Thessaloniki Mayor Yannis Boutaris signed an emergency tender awarding the relevant short-term contract to the private sector.

Although some municipalities in Greece (primarily smaller holiday isles) already contract with firms for their garbage collection and disposal, most larger municipalities rely on permanent staff or contract workers. Additionally, most landfills are also operated by municipalities and regional government entities.

The directly awarded contract comes after a municipal committee comprised of council members failed to convene, on the one hand, while unionists also occupied the meeting hall where the meeting would be held.

The contract envisions the removal  of 1,200 tons of garbage from overflowing trash bins in Thessaloniki municipality over the next 72 hours. Thessaloniki is the largest government entity in the wider Thessaloniki urban area, which is surrounded by several other municipalities.

In a later reaction, representatives of the local chapter of the union (POE-OTA) claimed that garbage collection by the private sector is costlier for the city's taxpayers than when conducted by municipal workers -- assuming, of course, that no strike is in effect.

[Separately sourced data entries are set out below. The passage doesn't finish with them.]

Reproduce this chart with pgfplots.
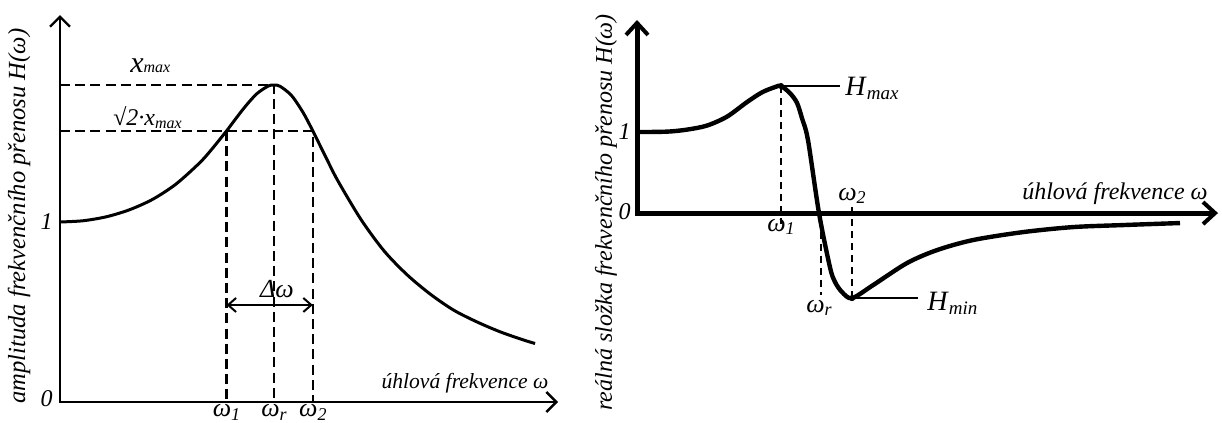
\documentclass[border=0pt]{standalone}
\usepackage{fontspec}
\setmainfont{Liberation Serif}
\usepackage{pgfplots}
\pgfplotsset{compat=1.18}
\usetikzlibrary{arrows.meta}
\newcommand{\om}[1]{\textit{ω}\raisebox{-1.6pt}{\fontsize{9}{9}\selectfont\textit{#1}}}
\newcommand{\Hs}[1]{{\fontsize{14}{14}\selectfont\textit{H}}\raisebox{-2.2pt}{\fontsize{9.5}{9.5}\selectfont\textit{#1}}}
\begin{document}
\begin{tikzpicture}
\path[use as bounding box] (0pt,0pt) rectangle (611pt,-211.5pt);
% ---------------- left panel ----------------
\begin{axis}[at={(30pt,-201pt)}, anchor=south west, scale only axis,
  width=249pt, height=193.5pt, xmin=0, xmax=2.150, ymin=0, ymax=2.15,
  axis lines=none, clip=false]
\addplot[line width=1.2pt, {Straight Barb[length=5pt,width=10pt,line width=1.2pt]}-{Straight Barb[length=5pt,width=10pt,line width=1.2pt]}] coordinates {(0,2.15) (0,0) (2.150,0)};
\addplot[line width=1.2pt, dash pattern=on 5pt off 2.6pt] coordinates {(0,1.761) (0.924,1.761) (0.924,0)};
\addplot[line width=1.2pt, dash pattern=on 5pt off 2.6pt] coordinates {(0,1.506) (1.0915,1.506) (1.0915,0)};
\addplot[line width=1.2pt, dash pattern=on 5pt off 2.6pt] coordinates {(0.7191,1.506) (0.7191,0)};
\addplot[line width=1.5pt, smooth] coordinates {
(0,1.000) (0.1,1.007) (0.2,1.029) (0.3,1.068) (0.4,1.126) (0.5,1.210)
(0.6,1.325) (0.65,1.396) (0.7191,1.506) (0.75,1.559) (0.8,1.642) (0.85,1.713)
(0.9,1.756) (0.924,1.761) (0.95,1.754) (1.0,1.702) (1.05,1.607) (1.0915,1.506)
(1.15,1.354) (1.2,1.228) (1.3,1.013) (1.4,0.838) (1.5,0.705) (1.6,0.598)
(1.7,0.510) (1.8,0.445) (1.9,0.390) (2.0,0.345) (2.051,0.325)};
\addplot[line width=1pt, {Straight Barb[length=4pt,width=7pt,line width=1pt]}-{Straight Barb[length=4pt,width=7pt,line width=1pt]}] coordinates {(0.7191,0.539) (1.0915,0.539)};
\node[font=\fontsize{13}{13}\selectfont] at (axis cs:0.937,0.625) {\textit{Δω}};
\node[font=\fontsize{12}{12}\selectfont, anchor=east, inner sep=0pt] at (axis cs:-0.03,1) {\textit{1}};
\node[font=\fontsize{12}{12}\selectfont, anchor=east, inner sep=0pt] at (axis cs:-0.03,0.02) {\textit{0}};
\node[font=\fontsize{13}{13}\selectfont, anchor=base, inner sep=0pt] at (axis cs:0.7191,-0.083) {\om{1}};
\node[font=\fontsize{13}{13}\selectfont, anchor=base, inner sep=0pt] at (axis cs:0.924,-0.083) {\om{r}};
\node[font=\fontsize{13}{13}\selectfont, anchor=base, inner sep=0pt] at (axis cs:1.0915,-0.083) {\om{2}};
\node[font=\fontsize{10.8}{10.8}\selectfont, anchor=base east, inner sep=0pt] at (axis cs:2.11,0.075) {\textit{úhlová frekvence ω}};
\node[inner sep=0pt] at (axis cs:0.39,1.867) {{\fontsize{15}{15}\selectfont\textit{x}}{\fontsize{8}{8}\selectfont\textit{max}}};
\node[inner sep=0pt, font=\fontsize{12}{12}\selectfont] at (axis cs:0.38,1.58) {\textit{√2·x}\textsubscript{\textit{max}}};
\node[rotate=90, inner sep=0pt, font=\fontsize{12.3}{12.3}\selectfont] at (axis cs:-0.177,1.033) {\textit{amplituda frekvenčního přenosu H(ω)}};
\end{axis}
% ---------------- right panel ----------------
\begin{axis}[at={(318.5pt,-159.2pt)}, anchor=south west, scale only axis,
  width=290.5pt, height=149.2pt, xmin=0, xmax=5.81, ymin=-1.3, ymax=2.383,
  axis lines=none, clip=false]
\addplot[line width=2.5pt, {Straight Barb[length=6pt,width=11pt,line width=2pt]}-{Straight Barb[length=6pt,width=11pt,line width=2pt]}] coordinates {(0,2.383) (0,0) (5.81,0)};
\addplot[line width=0.8pt, dash pattern=on 3.5pt off 2.5pt] coordinates {(1.44,1.568) (1.44,-0.136)};
\addplot[line width=0.8pt, dash pattern=on 3.5pt off 2.5pt] coordinates {(1.84,-0.08) (1.84,-1.01)};
\addplot[line width=0.8pt, dash pattern=on 3.5pt off 2.5pt] coordinates {(2.15,0.074) (2.15,-1.05)};
\addplot[line width=1.2pt] coordinates {(1.44,1.568) (2.03,1.568)};
\addplot[line width=1.2pt] coordinates {(2.15,-1.05) (2.81,-1.05)};
\addplot[line width=2.2pt, smooth, tension=0.5] coordinates {
(0,1.000) (0.3,1.005) (0.5,1.030) (0.7,1.080) (0.9,1.190) (1.1,1.370)
(1.25,1.490) (1.38,1.555) (1.44,1.568)
(1.53,1.48) (1.60,1.36) (1.65,1.17) (1.71,0.90) (1.82,0) (1.93,-0.67)
(1.98,-0.85) (2.05,-0.975) (2.15,-1.05) (2.36,-0.89) (2.70,-0.617)
(3.00,-0.457) (3.36,-0.333) (3.86,-0.235) (4.36,-0.173) (4.86,-0.148) (5.43,-0.123)};
\addplot[only marks, mark=*, mark size=1.3pt] coordinates {(1.44,1.568) (2.15,-1.05)};
\node[font=\fontsize{12}{12}\selectfont, anchor=east, inner sep=0pt] at (axis cs:-0.06,1) {\textit{1}};
\node[font=\fontsize{12}{12}\selectfont, anchor=east, inner sep=0pt] at (axis cs:-0.06,0.02) {\textit{0}};
\node[font=\fontsize{13}{13}\selectfont, anchor=north, inner sep=0pt] at (axis cs:1.44,-0.07) {\om{1}};
\node[font=\fontsize{13}{13}\selectfont, anchor=south, inner sep=0pt] at (axis cs:2.15,0.11) {\om{2}};
\node[font=\fontsize{13}{13}\selectfont, anchor=north, inner sep=0pt] at (axis cs:1.82,-1.07) {\om{r}};
\node[anchor=base west, inner sep=0pt] at (axis cs:2.08,1.457) {\Hs{max}};
\node[anchor=base west, inner sep=0pt] at (axis cs:2.90,-1.198) {\Hs{min}};
\node[font=\fontsize{12}{12}\selectfont, anchor=base east, inner sep=0pt] at (axis cs:5.71,0.17) {\textit{úhlová frekvence ω}};
\node[rotate=90, inner sep=0pt, font=\fontsize{12}{12}\selectfont] at (axis cs:-0.31,0.01) {\textit{reálná složka frekvenčního přenosu H(ω)}};
\end{axis}
\end{tikzpicture}
\end{document}
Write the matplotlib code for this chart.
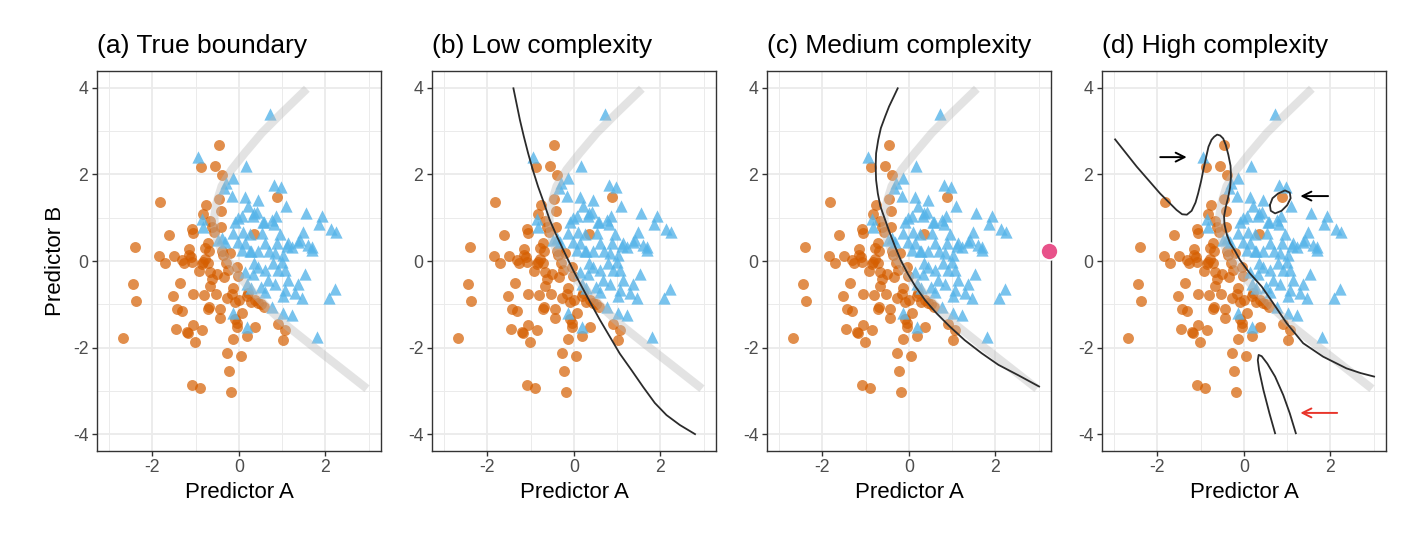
import matplotlib
matplotlib.use('Agg')
import matplotlib.pyplot as plt
from matplotlib.ticker import FixedLocator

plt.rcParams['font.family'] = ['Liberation Sans', 'DejaVu Sans']
plt.rcParams['axes.unicode_minus'] = False

# class 1 (orange circles)
orange_x = [-0.46, -0.87, -0.56, -0.40, -1.83, 0.88, -0.45, -0.76, -0.42, -0.82,
            -0.68, -1.62, -2.41, -1.09, -1.06, -0.63, -0.58, -0.42, -0.71, -0.79,
            -0.69, -1.15, -1.16, -1.85, -1.72, -1.51, -1.31, -1.27, -1.11, -1.08,
            -0.84, -0.78, -0.72, -0.86, -0.40, -0.21, -0.36, 0.34, -0.92, -0.66,
            -0.63, -0.66, -0.29, -0.25, -0.05, -0.03, -0.51, -0.34, -2.45, -2.37,
            -1.36, -1.52, -1.06, -0.80, -0.53, -0.13, -0.17, -0.28, -0.08, 0.00,
            0.22, 0.18, 0.27, 0.36, 0.45, 0.58, 0.52, -1.44, -1.31, -0.71,
            -0.69, -0.44, -0.43, 0.06, -0.09, -0.05, -0.05, 0.37, 0.18, 0.91,
            1.06, 1.02, -1.46, -1.19, -1.18, -1.06, -0.86, -1.01, -2.69, -0.13,
            -0.28, 0.05, -0.24, -1.09, -0.89, -0.19]
orange_y = [2.68, 2.17, 2.19, 1.99, 1.37, 1.49, 1.43, 1.30, 1.15, 1.09,
            0.92, 0.59, 0.33, 0.74, 0.64, 0.79, 0.68, 0.78, 0.41, 0.29,
            0.22, 0.28, 0.13, 0.12, -0.04, 0.12, 0.02, -0.04, 0.10, -0.02,
            -0.02, 0.04, -0.05, -0.08, 0.22, 0.18, 0.14, 0.62, -0.23, -0.25,
            -0.42, -0.58, -0.04, -0.21, -0.13, -0.35, -0.29, -0.38, -0.52, -0.92,
            -0.50, -0.81, -0.77, -0.79, -0.77, -0.63, -0.76, -0.85, -0.94, -0.89,
            -0.73, -0.82, -0.95, -0.90, -0.98, -1.07, -0.99, -1.12, -1.15, -1.10,
            -1.06, -1.12, -1.31, -1.19, -1.35, -1.44, -1.53, -1.53, -1.73, -1.46,
            -1.60, -1.82, -1.56, -1.63, -1.67, -1.48, -1.60, -1.87, -1.79, -1.81,
            -2.12, -2.20, -2.55, -2.87, -2.94, -3.02]

# class 2 (blue triangles)
blue_x = [0.72, -0.94, 0.16, -0.13, -0.31, -0.34, -0.17, 0.15, 0.45, 0.82,
          0.97, 1.08, 0.20, 0.41, 0.33, 0.06, -0.09, -0.02, 0.59, 0.85,
          0.82, 0.54, 0.25, 1.54, 1.93, 1.85, 2.14, 2.24, 1.47, 0.95,
          -0.86, -0.82, -0.13, -0.40, 0.14, -0.03, 0.60, 0.87, -0.48, 1.14,
          1.22, 1.37, 1.68, 1.70, 0.29, 0.43, 0.69, 0.83, 1.03, 0.35,
          0.45, 0.79, 0.99, 1.06, 1.53, 0.14, 0.33, 0.60, 0.91, 0.68,
          0.83, 1.14, 1.37, 1.06, 0.18, 0.29, 0.52, 0.60, 1.03, 1.29,
          1.46, 2.22, 2.08, 0.76, 1.03, 1.23, -0.13, 0.18, 1.80, 0.10,
          0.35, 0.55, 0.76, 1.12, 1.41, 1.60, 0.06, 0.25, -0.32]
blue_y = [3.39, 2.40, 2.20, 1.91, 1.80, 1.68, 1.50, 1.49, 1.41, 1.76,
          1.72, 1.27, 1.26, 1.14, 1.03, 1.05, 0.91, 0.99, 0.91, 1.03,
          0.86, 0.64, 0.62, 1.10, 1.05, 0.86, 0.73, 0.68, 0.68, 0.62,
          0.96, 0.79, 0.64, 0.52, 0.41, 0.45, 0.41, 0.41, 0.49, 0.41,
          0.33, 0.45, 0.33, 0.25, 0.22, 0.24, 0.22, 0.19, 0.14, -0.04,
          -0.13, -0.05, -0.02, -0.21, -0.29, -0.25, -0.29, -0.21, -0.21, -0.44,
          -0.52, -0.44, -0.52, -0.67, -0.52, -0.63, -0.59, -0.71, -0.82, -0.75,
          -0.86, -0.65, -0.86, -1.07, -1.19, -1.25, -1.21, -1.53, -1.75, 0.68,
          1.10, 0.89, 0.95, 0.35, 0.49, 0.38, 0.26, 0.22, 0.45]

# true class boundary (grey band)
true_x = [1.57, 0.99, 0.53, 0.14, -0.17, -0.40, -0.52, -0.57, -0.56, -0.48,
          -0.36, -0.21, -0.02, 0.29, 0.68, 1.14, 1.68, 2.22, 2.96]
true_y = [3.98, 3.42, 2.96, 2.50, 2.11, 1.73, 1.34, 1.03, 0.72, 0.42,
          0.15, -0.06, -0.33, -0.68, -1.10, -1.52, -1.95, -2.37, -2.95]

# fitted boundaries
low_x = [-1.40, -1.33, -1.25, -1.16, -1.06, -0.95, -0.83, -0.69, -0.56, -0.39,
         -0.21, -0.02, 0.18, 0.39, 0.60, 0.83, 1.06, 1.33, 1.60, 1.87,
         2.14, 2.45, 2.80]
low_y = [3.99, 3.65, 3.26, 2.88, 2.49, 2.10, 1.72, 1.33, 0.95, 0.56,
         0.18, -0.21, -0.59, -0.98, -1.36, -1.75, -2.14, -2.52, -2.91, -3.28,
         -3.56, -3.79, -4.00]

med_x = [-0.26, -0.35, -0.46, -0.55, -0.65, -0.71, -0.76, -0.77, -0.76, -0.72,
         -0.66, -0.55, -0.44, -0.32, -0.19, -0.03, 0.15, 0.37, 0.64, 0.95,
         1.29, 1.68, 2.07, 2.53, 3.01]
med_y = [3.99, 3.80, 3.57, 3.34, 3.07, 2.80, 2.49, 2.18, 1.87, 1.56,
         1.26, 0.95, 0.64, 0.33, 0.02, -0.29, -0.59, -0.90, -1.21, -1.52,
         -1.83, -2.13, -2.40, -2.64, -2.90]

high_x = [-2.98, -2.48, -1.94, -1.56, -1.43, -1.32, -1.21, -1.12, -1.06, -0.99,
          -0.94, -0.87, -0.82, -0.75, -0.69, -0.62, -0.55, -0.48, -0.42, -0.36,
          -0.31, -0.30, -0.32, -0.37, -0.42, -0.46, -0.45, -0.40, -0.32, -0.20,
          -0.09, 0.14, 0.41, 0.68, 0.99, 1.37, 1.83, 2.37, 2.70, 3.01]
high_y = [2.81, 2.18, 1.56, 1.18, 1.08, 1.07, 1.16, 1.35, 1.56, 1.85,
          2.10, 2.42, 2.64, 2.80, 2.87, 2.92, 2.90, 2.83, 2.68, 2.45,
          2.20, 1.95, 1.70, 1.45, 1.25, 1.03, 0.85, 0.62, 0.41, 0.22,
          0.02, -0.29, -0.59, -0.98, -1.44, -1.90, -2.21, -2.48, -2.59, -2.67]

island_x = [0.60, 0.66, 0.79, 0.95, 1.06, 1.08, 1.00, 0.87, 0.72, 0.62, 0.60]
island_y = [1.29, 1.45, 1.56, 1.63, 1.58, 1.45, 1.29, 1.16, 1.10, 1.16, 1.29]

loop_x = [0.72, 0.59, 0.45, 0.35, 0.32, 0.34, 0.41, 0.54, 0.72, 0.91, 1.06, 1.20]
loop_y = [-3.98, -3.52, -2.98, -2.52, -2.29, -2.17, -2.20, -2.37, -2.67, -3.10, -3.52, -3.98]

titles = ['(a) True boundary', '(b) Low complexity',
          '(c) Medium complexity', '(d) High complexity']

fig = plt.figure(figsize=(14.25, 5.37), dpi=100)
fig.patch.set_facecolor('white')

W, H = 1425.0, 537.0
lefts = [96.7, 431.7, 766.7, 1101.7]
axes = []
for i, left in enumerate(lefts):
    ax = fig.add_axes([left / W, (H - 451) / H, 284.5 / W, 380 / H])
    axes.append(ax)
    ax.set_xlim(-3.29, 3.29)
    ax.set_ylim(-4.39, 4.39)
    ax.xaxis.set_major_locator(FixedLocator([-2, 0, 2]))
    ax.yaxis.set_major_locator(FixedLocator([-4, -2, 0, 2, 4]))
    ax.xaxis.set_minor_locator(FixedLocator([-3, -1, 1, 3]))
    ax.yaxis.set_minor_locator(FixedLocator([-3, -1, 1, 3]))
    ax.grid(which='major', color='#EBEBEB', lw=1.3, zorder=0)
    ax.grid(which='minor', color='#EBEBEB', lw=0.7, zorder=0)
    ax.set_axisbelow(True)
    ax.tick_params(which='minor', length=0)
    ax.tick_params(which='major', length=3.5, width=1.0, color='#333333',
                   labelcolor='#4D4D4D', labelsize=12.7, pad=2.5)
    for s in ax.spines.values():
        s.set_color('#333333')
        s.set_linewidth(1.0)

    ax.scatter(orange_x, orange_y, s=62, marker='o', color='#D55E00',
               alpha=0.7, linewidths=0, zorder=2)
    ax.scatter(blue_x, blue_y, s=78, marker='^', color='#56B4E9',
               alpha=0.8, linewidths=0, zorder=2)
    ax.plot(true_x, true_y, color='#BBBBBB', lw=6, alpha=0.4,
            solid_capstyle='butt', zorder=3)

    ax.set_title(titles[i], loc='left', fontsize=19, pad=13, color='black')
    ax.set_xlabel('Predictor A', fontsize=16, labelpad=4)

axes[0].set_ylabel('Predictor B', fontsize=16, labelpad=5)

axes[1].plot(low_x, low_y, color='#2B2B2B', lw=1.3, zorder=4)
axes[2].plot(med_x, med_y, color='#2B2B2B', lw=1.3, zorder=4)
axes[3].plot(high_x, high_y, color='#2B2B2B', lw=1.3, zorder=4)
axes[3].plot(island_x, island_y, color='#2B2B2B', lw=1.3, zorder=4)
axes[3].plot(loop_x, loop_y, color='#2B2B2B', lw=1.3, zorder=4)

arrow_kw = dict(arrowstyle='->', lw=1.4, mutation_scale=16)
axes[3].annotate('', xy=(-1.26, 2.40), xytext=(-2.0, 2.40),
                 arrowprops=dict(color='black', **arrow_kw), zorder=5)
axes[3].annotate('', xy=(1.24, 1.50), xytext=(2.01, 1.50),
                 arrowprops=dict(color='black', **arrow_kw), zorder=5)
axes[3].annotate('', xy=(1.24, -3.51), xytext=(2.22, -3.51),
                 arrowprops=dict(color='#E8352B', **arrow_kw), zorder=5)

# stray highlight marker on the right edge of panel (c)
axes[2].scatter([3.24], [0.22], s=150, color='#E8528A', edgecolors='white',
                linewidths=1.2, clip_on=False, zorder=6)

fig.savefig('out.png', dpi=100, facecolor='white')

Back in Athens, a spokesman for the leftist government ruled out the prospect of seeking a court-ordered mobilization of striking sanitation workers. Nevertheless, the spokesman, Dimitris Tzanakopoulos, said all state-affiliated means would be employed to reduce the effects of the nationwide garbage strike. The statement was construed by some as including the use of conscripts and military lorries to dispose of at least some of the rubbish now baking in and round bins amid the first heat wave of the current summer season.